Data excerpt:
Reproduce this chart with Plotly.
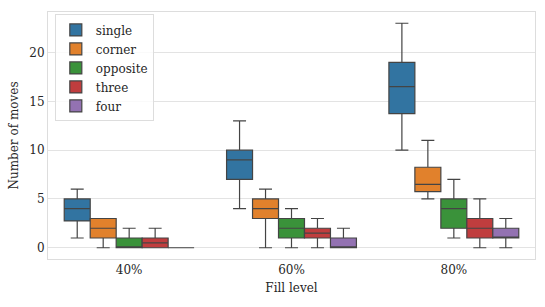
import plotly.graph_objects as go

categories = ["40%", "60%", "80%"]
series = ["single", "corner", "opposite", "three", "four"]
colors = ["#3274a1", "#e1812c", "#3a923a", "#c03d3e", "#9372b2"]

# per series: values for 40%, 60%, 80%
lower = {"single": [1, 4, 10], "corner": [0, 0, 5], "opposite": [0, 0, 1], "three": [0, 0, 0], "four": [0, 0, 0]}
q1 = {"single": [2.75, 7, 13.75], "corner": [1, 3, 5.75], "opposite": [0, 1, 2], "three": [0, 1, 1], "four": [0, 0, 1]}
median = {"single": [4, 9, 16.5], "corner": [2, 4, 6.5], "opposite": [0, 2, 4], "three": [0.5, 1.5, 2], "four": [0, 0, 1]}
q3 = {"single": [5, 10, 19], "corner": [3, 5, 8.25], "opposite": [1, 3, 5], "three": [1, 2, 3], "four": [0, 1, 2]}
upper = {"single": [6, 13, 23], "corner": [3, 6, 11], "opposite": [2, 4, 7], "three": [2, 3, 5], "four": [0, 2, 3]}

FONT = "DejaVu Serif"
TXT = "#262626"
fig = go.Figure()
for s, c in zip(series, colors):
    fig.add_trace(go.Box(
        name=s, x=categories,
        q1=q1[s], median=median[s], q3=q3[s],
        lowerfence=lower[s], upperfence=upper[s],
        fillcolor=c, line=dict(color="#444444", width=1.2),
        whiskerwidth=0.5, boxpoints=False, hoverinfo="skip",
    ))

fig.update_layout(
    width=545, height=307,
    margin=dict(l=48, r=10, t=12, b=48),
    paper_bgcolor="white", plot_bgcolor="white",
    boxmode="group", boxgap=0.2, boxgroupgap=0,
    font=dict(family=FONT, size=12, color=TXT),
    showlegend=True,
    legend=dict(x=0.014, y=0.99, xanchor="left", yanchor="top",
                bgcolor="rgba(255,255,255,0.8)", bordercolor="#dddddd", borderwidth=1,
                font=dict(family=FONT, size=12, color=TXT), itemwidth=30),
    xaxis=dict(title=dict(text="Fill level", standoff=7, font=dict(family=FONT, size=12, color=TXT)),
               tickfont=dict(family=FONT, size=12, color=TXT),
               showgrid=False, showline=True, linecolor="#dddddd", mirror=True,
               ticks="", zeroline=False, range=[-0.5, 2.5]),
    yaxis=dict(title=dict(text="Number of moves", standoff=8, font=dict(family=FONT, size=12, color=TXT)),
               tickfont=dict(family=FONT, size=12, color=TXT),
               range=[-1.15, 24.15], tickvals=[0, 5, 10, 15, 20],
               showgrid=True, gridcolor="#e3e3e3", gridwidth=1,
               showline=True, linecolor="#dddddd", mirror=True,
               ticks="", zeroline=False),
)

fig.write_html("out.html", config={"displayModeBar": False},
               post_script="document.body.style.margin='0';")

Stated problem: Every line of the material is to be quoted exactly, with no pictures carried over.

Expected answer:
Reproduce this chart with Plotly.
import plotly.graph_objects as go

categories = ["40%", "60%", "80%"]
series = ["single", "corner", "opposite", "three", "four"]
colors = ["#3274a1", "#e1812c", "#3a923a", "#c03d3e", "#9372b2"]

# per series: values for 40%, 60%, 80%
lower = {"single": [1, 4, 10], "corner": [0, 0, 5], "opposite": [0, 0, 1], "three": [0, 0, 0], "four": [0, 0, 0]}
q1 = {"single": [2.75, 7, 13.75], "corner": [1, 3, 5.75], "opposite": [0, 1, 2], "three": [0, 1, 1], "four": [0, 0, 1]}
median = {"single": [4, 9, 16.5], "corner": [2, 4, 6.5], "opposite": [0, 2, 4], "three": [0.5, 1.5, 2], "four": [0, 0, 1]}
q3 = {"single": [5, 10, 19], "corner": [3, 5, 8.25], "opposite": [1, 3, 5], "three": [1, 2, 3], "four": [0, 1, 2]}
upper = {"single": [6, 13, 23], "corner": [3, 6, 11], "opposite": [2, 4, 7], "three": [2, 3, 5], "four": [0, 2, 3]}

FONT = "DejaVu Serif"
TXT = "#262626"
fig = go.Figure()
for s, c in zip(series, colors):
    fig.add_trace(go.Box(
        name=s, x=categories,
        q1=q1[s], median=median[s], q3=q3[s],
        lowerfence=lower[s], upperfence=upper[s],
        fillcolor=c, line=dict(color="#444444", width=1.2),
        whiskerwidth=0.5, boxpoints=False, hoverinfo="skip",
    ))

fig.update_layout(
    width=545, height=307,
    margin=dict(l=48, r=10, t=12, b=48),
    paper_bgcolor="white", plot_bgcolor="white",
    boxmode="group", boxgap=0.2, boxgroupgap=0,
    font=dict(family=FONT, size=12, color=TXT),
    showlegend=True,
    legend=dict(x=0.014, y=0.99, xanchor="left", yanchor="top",
                bgcolor="rgba(255,255,255,0.8)", bordercolor="#dddddd", borderwidth=1,
                font=dict(family=FONT, size=12, color=TXT), itemwidth=30),
    xaxis=dict(title=dict(text="Fill level", standoff=7, font=dict(family=FONT, size=12, color=TXT)),
               tickfont=dict(family=FONT, size=12, color=TXT),
               showgrid=False, showline=True, linecolor="#dddddd", mirror=True,
               ticks="", zeroline=False, range=[-0.5, 2.5]),
    yaxis=dict(title=dict(text="Number of moves", standoff=8, font=dict(family=FONT, size=12, color=TXT)),
               tickfont=dict(family=FONT, size=12, color=TXT),
               range=[-1.15, 24.15], tickvals=[0, 5, 10, 15, 20],
               showgrid=True, gridcolor="#e3e3e3", gridwidth=1,
               showline=True, linecolor="#dddddd", mirror=True,
               ticks="", zeroline=False),
)

fig.write_html("out.html", config={"displayModeBar": False},
               post_script="document.body.style.margin='0';")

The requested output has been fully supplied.